Taylor Series of $e^{-1/x^2}$ about $0$ 
So I worked out the Taylor series of $e^{-1/x^2}$ about $0$. However, all derivatives at $0$ came out to be $0$. So how can we write the Taylor series of the above function about $0$?

 A: We're going to prove that the function 
$$f(x)=\left\{
\begin{array}{ll}
e^{-1/x^2} & \text{if } x\neq 0 \\
0 & \text{if } x=0
\end{array}
\right.$$
is infinitely differentiable and all his derivatives at $x=0$ are zero. 
By induction, it's easy to check that, if $x\neq 0$, for each $n\in \mathbb{N}$ we have
$$f^{n)}(x)=\frac{e^{-1/x^2}P_{2n-2}(x)}{x^{3n}},$$
where $P_{2n-2}(x)$ is a polynomial with degree $2n-2$, and if $x=0$ 
$$f^{n)}(0)=0. $$
Then, we can apply Taylor's Theorem. However, as $f^{n)}(0)=0$ for each $n\in \mathbb{N}$, the Taylor Series is just $0$. 

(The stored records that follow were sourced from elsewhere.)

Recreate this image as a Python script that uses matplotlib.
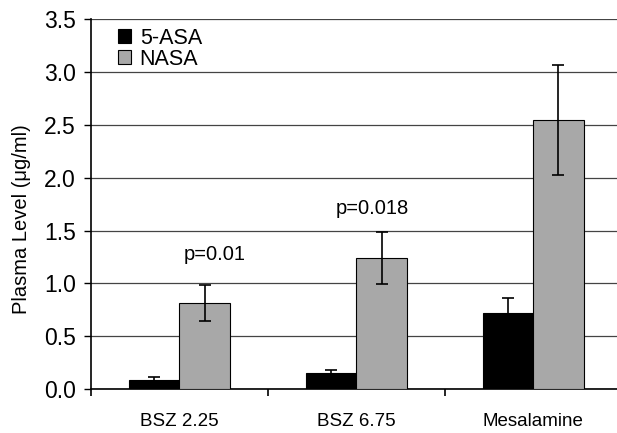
import matplotlib
matplotlib.use("Agg")
import matplotlib.pyplot as plt
import numpy as np

# data
groups = ["BSZ 2.25", "BSZ 6.75", "Mesalamine"]
asa_mean = [0.09, 0.15, 0.72]
asa_err = [0.02, 0.03, 0.14]
nasa_mean = [0.81, 1.24, 2.55]
nasa_err = [0.17, 0.25, 0.52]
p_labels = ["p=0.01", "p=0.018"]
p_heights = [1.27, 1.71]

plt.rcParams['font.family'] = ['Liberation Sans', 'DejaVu Sans']

fig = plt.figure(figsize=(6.17, 4.33), dpi=100)
ax = fig.add_axes([0.1475, 0.1016, 0.86, 0.8538])

x = np.arange(len(groups))
w = 0.285
err_kw = dict(ecolor='black', elinewidth=1.2, capsize=4, capthick=1.2)

ax.bar(x - w / 2, asa_mean, w, yerr=asa_err, color='black', edgecolor='black',
       linewidth=0.8, error_kw=err_kw, label="5-ASA", zorder=3)
ax.bar(x + w / 2, nasa_mean, w, yerr=nasa_err, color='#a8a8a8', edgecolor='black',
       linewidth=0.8, error_kw=err_kw, label="NASA", zorder=3)

# p-value annotations above the first two NASA bars
ax.text(x[0] + 0.2, p_heights[0], p_labels[0], ha='center', va='center', fontsize=14.5)
ax.text(x[1] + 0.09, p_heights[1], p_labels[1], ha='center', va='center', fontsize=14.5)

ax.set_xlim(-0.5, 2.49)
ax.set_ylim(0, 3.5)
ax.set_yticks(np.arange(0, 3.51, 0.5))
ax.set_yticklabels(["%.1f" % v for v in np.arange(0, 3.51, 0.5)])
ax.set_xticks(x)
ax.set_xticklabels(groups)
ax.set_xticks([-0.5, 0.5, 1.5, 2.5], minor=True)
ax.tick_params(axis='x', which='major', length=0, pad=17, labelsize=13.5)
ax.tick_params(axis='x', which='minor', length=5, width=1.2, direction='out')
ax.tick_params(axis='y', length=5, width=1.0, pad=6, labelsize=16.5)

ax.yaxis.grid(True, color='#444444', linewidth=0.9)
ax.set_axisbelow(True)
for s in ['top', 'right']:
    ax.spines[s].set_visible(False)
ax.spines['left'].set_linewidth(1.2)
ax.spines['bottom'].set_linewidth(1.2)

ax.set_ylabel("Plasma Level (\u03bcg/ml)", fontsize=14.5)
ax.yaxis.set_label_coords(-0.113, 0.46)

ax.legend(loc='upper left', bbox_to_anchor=(0.035, 1.0), frameon=False,
          fontsize=15.5, handlelength=0.6, handleheight=0.6, handletextpad=0.4,
          labelspacing=0.0, borderaxespad=0)

fig.savefig("out.png", dpi=100)
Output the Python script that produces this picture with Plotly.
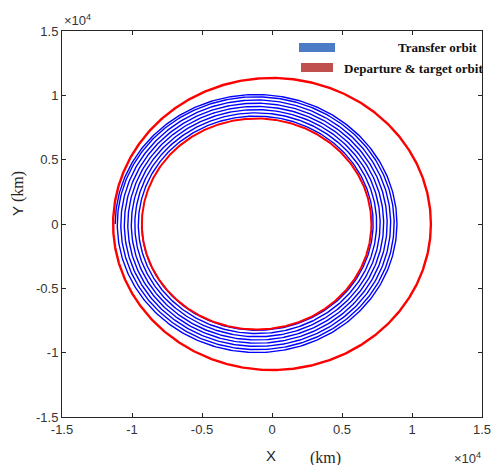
import numpy as np
import plotly.graph_objects as go

# ---- data (km) ----
# Transfer orbit: radius at the start of each revolution (spiral), centre offset
transfer_rev_radii = [8200, 8450, 8700, 8950, 9200, 9450, 9700, 9950, 10100]
transfer_center = [-1100, 0]
# Departure orbit (inner) and target orbit (outer)
departure_radius = 8200
departure_center = [-1100, 0]
target_radius = 11350
target_center = [0, 0]

tick_vals = [-15000, -10000, -5000, 0, 5000, 10000, 15000]
tick_text = ["-1.5", "-1", "-0.5", "0", "0.5", "1", "1.5"]

# ---- build paths ----
def spiral(radii, center, phase=np.pi, npts=400):
    xs, ys = [], []
    for k in range(len(radii) - 1):
        th = np.linspace(0, 2 * np.pi, npts, endpoint=(k == len(radii) - 2))
        r = radii[k] + (radii[k + 1] - radii[k]) * th / (2 * np.pi)
        xs.extend(center[0] + r * np.cos(th + phase))
        ys.extend(center[1] + r * np.sin(th + phase))
    return xs, ys

def circle(r, center, npts=600):
    th = np.linspace(0, 2 * np.pi, npts)
    return center[0] + r * np.cos(th), center[1] + r * np.sin(th)

fig = go.Figure()
tx, ty = spiral(transfer_rev_radii, transfer_center)
fig.add_trace(go.Scatter(x=tx, y=ty, mode="lines", line=dict(color="#0000ff", width=1.4),
                         showlegend=False, hoverinfo="skip"))
dx, dy = circle(departure_radius, departure_center)
fig.add_trace(go.Scatter(x=dx, y=dy, mode="lines", line=dict(color="#ff0000", width=2),
                         showlegend=False, hoverinfo="skip"))
ox, oy = circle(target_radius, target_center)
fig.add_trace(go.Scatter(x=ox, y=oy, mode="lines", line=dict(color="#ff0000", width=2.4),
                         showlegend=False, hoverinfo="skip"))

L, R, T, B = 62, 482, 31, 417
W, H = 492, 465

def px(x):
    return (x - L) / (R - L)

def py(y):
    return (B - y) / (B - T)

axis_common = dict(showgrid=False, zeroline=False, showline=True, linecolor="#262626",
                   linewidth=1, mirror="ticks", ticks="inside", ticklen=4,
                   tickcolor="#262626", tickvals=tick_vals, ticktext=tick_text,
                   tickfont=dict(family="Liberation Sans, Arial", size=13, color="#333333"),
                   range=[-15000, 15000], automargin=False)

fig.update_layout(
    width=W, height=H,
    margin=dict(l=L, r=W - R, t=T, b=H - B),
    paper_bgcolor="white", plot_bgcolor="white",
    xaxis=dict(**axis_common),
    yaxis=dict(**axis_common),
    showlegend=False,
)

sans = "Liberation Sans, Arial"
serif = "Liberation Serif, Times New Roman"
ann = []
# x10^4 multipliers
ann.append(dict(x=px(62), y=py(20), xref="paper", yref="paper", xanchor="left", yanchor="middle",
                text="×10<sup>4</sup>", showarrow=False,
                font=dict(family=sans, size=13, color="#333333")))
ann.append(dict(x=px(452), y=py(458), xref="paper", yref="paper", xanchor="left", yanchor="middle",
                text="×10<sup>4</sup>", showarrow=False,
                font=dict(family=sans, size=13, color="#333333")))
# axis labels
ann.append(dict(x=px(271), y=py(456), xref="paper", yref="paper", xanchor="center", yanchor="middle",
                text="X", showarrow=False, font=dict(family=sans, size=15, color="#262626")))
ann.append(dict(x=px(325), y=py(458), xref="paper", yref="paper", xanchor="center", yanchor="middle",
                text="(km)", showarrow=False, font=dict(family=serif, size=16, color="#262626")))
ann.append(dict(x=px(18), y=py(194), xref="paper", yref="paper", xanchor="center", yanchor="middle",
                textangle=-90,
                text="Y <span style=\"font-family:'Liberation Serif'; font-size:16px\">(km)</span>",
                showarrow=False, font=dict(family=sans, size=15, color="#262626")))
# legend text
ann.append(dict(x=px(479), y=py(47), xref="paper", yref="paper", xanchor="right", yanchor="middle",
                text="<b>Transfer orbit</b>", showarrow=False,
                font=dict(family=serif, size=13, color="#111111")))
ann.append(dict(x=px(485), y=py(68), xref="paper", yref="paper", xanchor="right", yanchor="middle",
                text="<b>Departure &amp; target orbit</b>", showarrow=False,
                font=dict(family=serif, size=13, color="#111111")))
fig.update_layout(annotations=ann)

fig.add_shape(type="rect", xref="paper", yref="paper", x0=px(299), x1=px(335), y0=py(52), y1=py(43),
              fillcolor="#4a7bc4", line=dict(width=0))
fig.add_shape(type="rect", xref="paper", yref="paper", x0=px(301), x1=px(333), y0=py(72), y1=py(63),
              fillcolor="#c0504d", line=dict(width=0))

fig.write_html("out.html")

A: @user3650050 : I suppose that you expect a series which approximates the function $y(x)=\exp\left(-\frac{1}{x^2} \right)$ for $x$ close to $0$. 
The pertinent comments and answer that you already received might disappoint you because whey don't give an approximate series as expected : As already pointed out, the Taylor series for $y(x)=\exp\left(-\frac{1}{x^2} \right)$ at $x=0$ doesn't fit the function for $x$ not exactly $0$.
I don't know if the next form of series can be useful for you, but I hope so :
Around $x=\epsilon\:\:$ close to $0$, the first terms of the series expansion are :
$$\exp\left(-\frac{1}{x^2} \right)=\exp\left(-\frac{1}{\epsilon^2} \right)\left(1+\frac{2}{\epsilon^3}x +\frac{2-3\epsilon^2}{\epsilon^6}x^2 +\frac{\frac43 -6\epsilon^2+4\epsilon^4}{\epsilon^9}x^3 +... \right)$$
A: As you worked out, the Taylor series of this function is 0. It means that, around 0, this function and all of its derivatives evaluate to 0.